Tuesday, July 7, 2015

California assisted suicide bill appears to have died a peaceful death.

Alex Schadenberg
By Alex Schadenberg
Executive Director, Euthanasia Prevention Coalition

California assisted suicide bill SB 128 appears to have died a peaceful death in the California House after Democrat legislators opposed it based on opposition from the disability community and the Latino community.

The assisted suicide lobby has organized more than 25 attempts to legalize assisted suicide in States this year with all of them failing. These campaigns were financed with the money raised by the assisted suicide lobby through the Brittany Maynard assisted suicide campaign last year.

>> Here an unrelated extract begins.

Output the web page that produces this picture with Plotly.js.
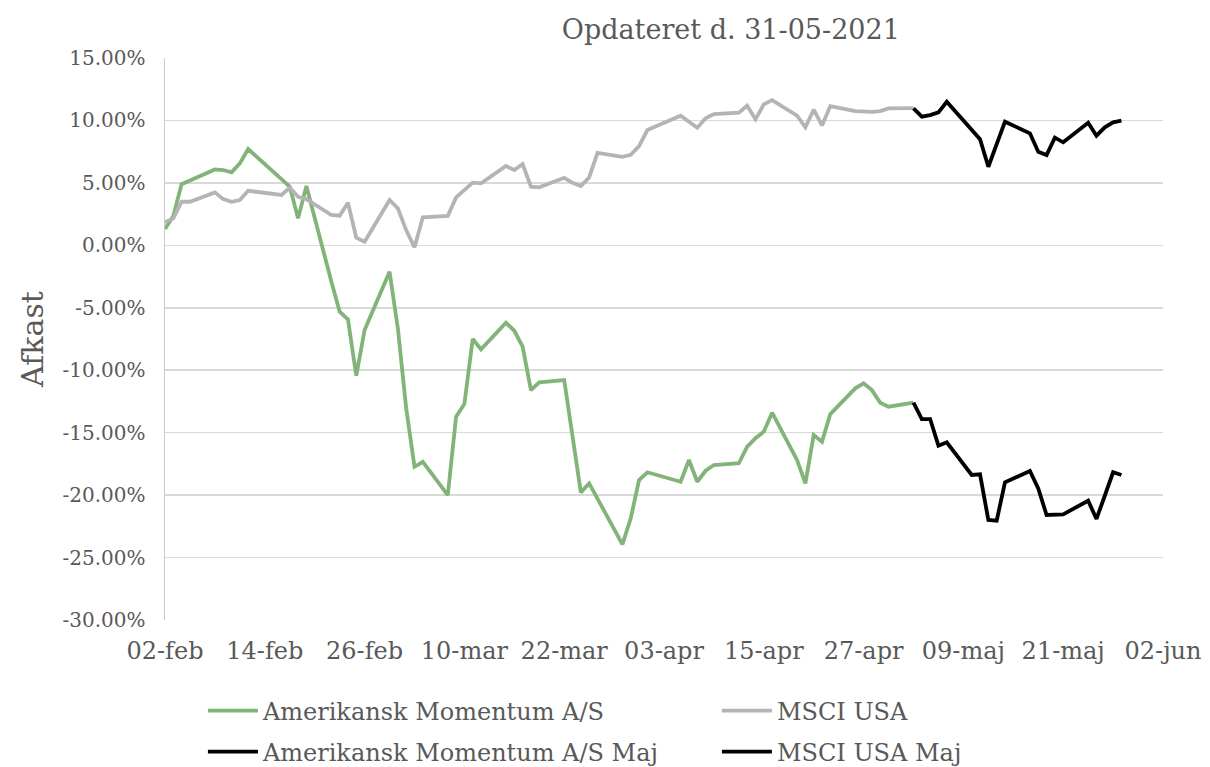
<!DOCTYPE html>
<html>
<head>
<meta charset="utf-8">
<script src="https://cdn.plot.ly/plotly-3.0.1.min.js"></script>
<style>html,body{margin:0;padding:0;background:#fff;}#chart{width:1210px;height:767px;}</style>
</head>
<body>
<div id="chart"></div>
<script>
const dates = ['2021-02-02','2021-02-03','2021-02-04','2021-02-05','2021-02-08','2021-02-09','2021-02-10','2021-02-11','2021-02-12',
  '2021-02-16','2021-02-17','2021-02-18','2021-02-19','2021-02-22','2021-02-23','2021-02-24','2021-02-25','2021-02-26',
  '2021-03-01','2021-03-02','2021-03-03','2021-03-04','2021-03-05','2021-03-08','2021-03-09','2021-03-10','2021-03-11','2021-03-12',
  '2021-03-15','2021-03-16','2021-03-17','2021-03-18','2021-03-19','2021-03-22','2021-03-23','2021-03-24','2021-03-25','2021-03-26',
  '2021-03-29','2021-03-30','2021-03-31','2021-04-01','2021-04-05','2021-04-06','2021-04-07','2021-04-08','2021-04-09',
  '2021-04-12','2021-04-13','2021-04-14','2021-04-15','2021-04-16','2021-04-19','2021-04-20','2021-04-21','2021-04-22','2021-04-23',
  '2021-04-26','2021-04-27','2021-04-28','2021-04-29','2021-04-30','2021-05-03'];

const amerikansk = [1.3,2.35,4.9,5.2,6.08,6.03,5.84,6.56,7.71,
  5.3,4.7,2.16,4.75,-2.9,-5.31,-5.93,-10.44,-6.78,
  -2.11,-6.65,-13.05,-17.73,-17.33,-20.0,-13.72,-12.7,-7.5,-8.33,
  -6.2,-6.84,-8.12,-11.59,-10.97,-10.79,-15.3,-19.78,-19.06,-20.3,
  -23.94,-21.86,-18.79,-18.17,-18.93,-17.19,-18.93,-18.05,-17.59,
  -17.45,-16.12,-15.45,-14.92,-13.4,-17.19,-19.06,-15.19,-15.72,-13.51,
  -11.45,-11.05,-11.59,-12.6,-12.92,-12.6];

const msciUsa = [1.84,2.16,3.49,3.49,4.24,3.7,3.49,3.63,4.37,
  4.03,4.61,3.89,3.7,2.43,2.37,3.41,0.61,0.29,
  3.63,2.96,1.22,-0.16,2.24,2.35,3.84,4.45,5.02,4.96,
  6.35,6.03,6.51,4.69,4.64,5.41,5.01,4.75,5.44,7.41,
  7.09,7.25,7.95,9.23,10.38,9.9,9.42,10.17,10.51,
  10.62,11.18,10.09,11.29,11.63,10.38,9.45,10.86,9.6,11.15,
  10.75,10.68,10.68,10.75,10.97,10.99];

const majDates = ['2021-05-03','2021-05-04','2021-05-05','2021-05-06','2021-05-07','2021-05-10','2021-05-11','2021-05-12','2021-05-13','2021-05-14',
  '2021-05-17','2021-05-18','2021-05-19','2021-05-20','2021-05-21','2021-05-24','2021-05-25','2021-05-26','2021-05-27','2021-05-28'];

const amerikanskMaj = [-12.6,-13.91,-13.91,-16.04,-15.77,-18.39,-18.34,-21.99,-22.05,-18.98,
  -18.07,-19.46,-21.59,-21.57,-21.54,-20.45,-21.91,-20.05,-18.17,-18.39];

const msciUsaMaj = [10.96,10.3,10.43,10.65,11.5,9.25,8.49,6.29,8.1,9.9,
  8.97,7.49,7.23,8.62,8.25,9.82,8.78,9.45,9.85,9.98];

const seriesNames = ['Amerikansk Momentum A/S','MSCI USA','Amerikansk Momentum A/S Maj','MSCI USA Maj'];

const yTickVals = [15,10,5,0,-5,-10,-15,-20,-25,-30];
const yTickText = ['15.00%','10.00%','5.00%','0.00%','-5.00%','-10.00%','-15.00%','-20.00%','-25.00%','-30.00%'];

const xTickVals = ['2021-02-02','2021-02-14','2021-02-26','2021-03-10','2021-03-22','2021-04-03','2021-04-15','2021-04-27','2021-05-09','2021-05-21','2021-06-02'];
const xTickText = ['02-feb','14-feb','26-feb','10-mar','22-mar','03-apr','15-apr','27-apr','09-maj','21-maj','02-jun'];

const FONT = 'DejaVu Serif, Liberation Serif, serif';
const GREY_TXT = '#595959';

const traces = [
  {x: dates, y: amerikansk, name: seriesNames[0], type: 'scatter', mode: 'lines',
   line: {color: '#82b479', width: 3.8}, legend: 'legend'},
  {x: dates, y: msciUsa, name: seriesNames[1], type: 'scatter', mode: 'lines',
   line: {color: '#b4b4b4', width: 3.8}, legend: 'legend2'},
  {x: majDates, y: amerikanskMaj, name: seriesNames[2], type: 'scatter', mode: 'lines',
   line: {color: '#000000', width: 3.8}, legend: 'legend3'},
  {x: majDates, y: msciUsaMaj, name: seriesNames[3], type: 'scatter', mode: 'lines',
   line: {color: '#000000', width: 3.8}, legend: 'legend4'}
];

const legendCommon = {
  orientation: 'h', xref: 'paper', yref: 'paper', xanchor: 'left', yanchor: 'middle',
  font: {family: FONT, size: 24, color: GREY_TXT}, itemwidth: 50,
  bgcolor: 'rgba(0,0,0,0)'
};

const layout = {
  width: 1210, height: 767,
  margin: {l: 165, r: 47, t: 58, b: 147, autoexpand: false},
  paper_bgcolor: '#ffffff', plot_bgcolor: '#ffffff',
  title: {text: 'Opdateret d. 31-05-2021', font: {family: FONT, size: 27, color: GREY_TXT},
          x: 0.604, xref: 'container', xanchor: 'center', y: 0.961, yref: 'container', yanchor: 'middle'},
  xaxis: {type: 'date', range: ['2021-02-02', '2021-06-02'], tickvals: xTickVals, ticktext: xTickText,
          showgrid: false, zeroline: false, showline: false, ticks: '',
          tickfont: {family: FONT, size: 24, color: GREY_TXT}, ticklabelstandoff: 14},
  yaxis: {range: [-30, 15], tickvals: yTickVals, ticktext: yTickText,
          showgrid: true, gridcolor: '#d9d9d9', gridwidth: 1.5, zeroline: false,
          showline: true, linecolor: '#c8c8c8', linewidth: 1.5, ticks: '',
          tickfont: {family: FONT, size: 20, color: GREY_TXT}, ticklabelstandoff: 14,
          title: {text: 'Afkast', font: {family: FONT, size: 30, color: GREY_TXT}, standoff: 10}},
  showlegend: true,
  legend: Object.assign({}, legendCommon, {x: 0.038, y: -0.162}),
  legend2: Object.assign({}, legendCommon, {x: 0.553, y: -0.162}),
  legend3: Object.assign({}, legendCommon, {x: 0.038, y: -0.235}),
  legend4: Object.assign({}, legendCommon, {x: 0.553, y: -0.235})
};

Plotly.newPlot('chart', traces, layout, {displayModeBar: false, staticPlot: true});
</script>
</body>
</html>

Representative Freddie Rodriguez
Reuters news reported that Democratic Assemblyman Freddie Rodriguez, who is on the health committee, said his opposition stemmed from his background in healthcare.
To me it's not what healthcare is about 
For me to go back on everything I've done and give that option, so to speak, is something I'm not comfortable with.
Disability rights advocates united in opposition to SB 128. Anthony Orefice is one of many disability rights activists who are speaking up against the California assisted suicide bill. He and others are concerned that:
depression and incorrect prognoses may lead people with serious disabilities to end their lives prematurely.
Marilyn Golden, the senior policy analyst at Disability Rights Education & Defense Fund, argues that the assisted suicide bill poses "considerable dangers" to people with new disabilities who may have suicidal thoughts. Golden states that:
many people who initially received terminal diagnoses have "lived full lives (for) years or even decades" longer than expected.
Deborah Doctor, a legislative advocate for Disability Rights California, wrote in a letter to State Senator Lois Wolk:
disabled people are vulnerable to abuse and could be coerced by family members not acting in the patients' best interests. Relatives, she said, could put pressure on people to take life-ending medication. 
"Our responsibility is to think of people who are the most vulnerable to coercion, abuse and pressure."
The assisted suicide lobby will continue to push to legalize doctors having the right in law to prescribe lethal drugs for suicide.

California is one more example of what happens when legislators are given the opportunity to learn how legalizing assisted suicide effects people with disabilities and society in general.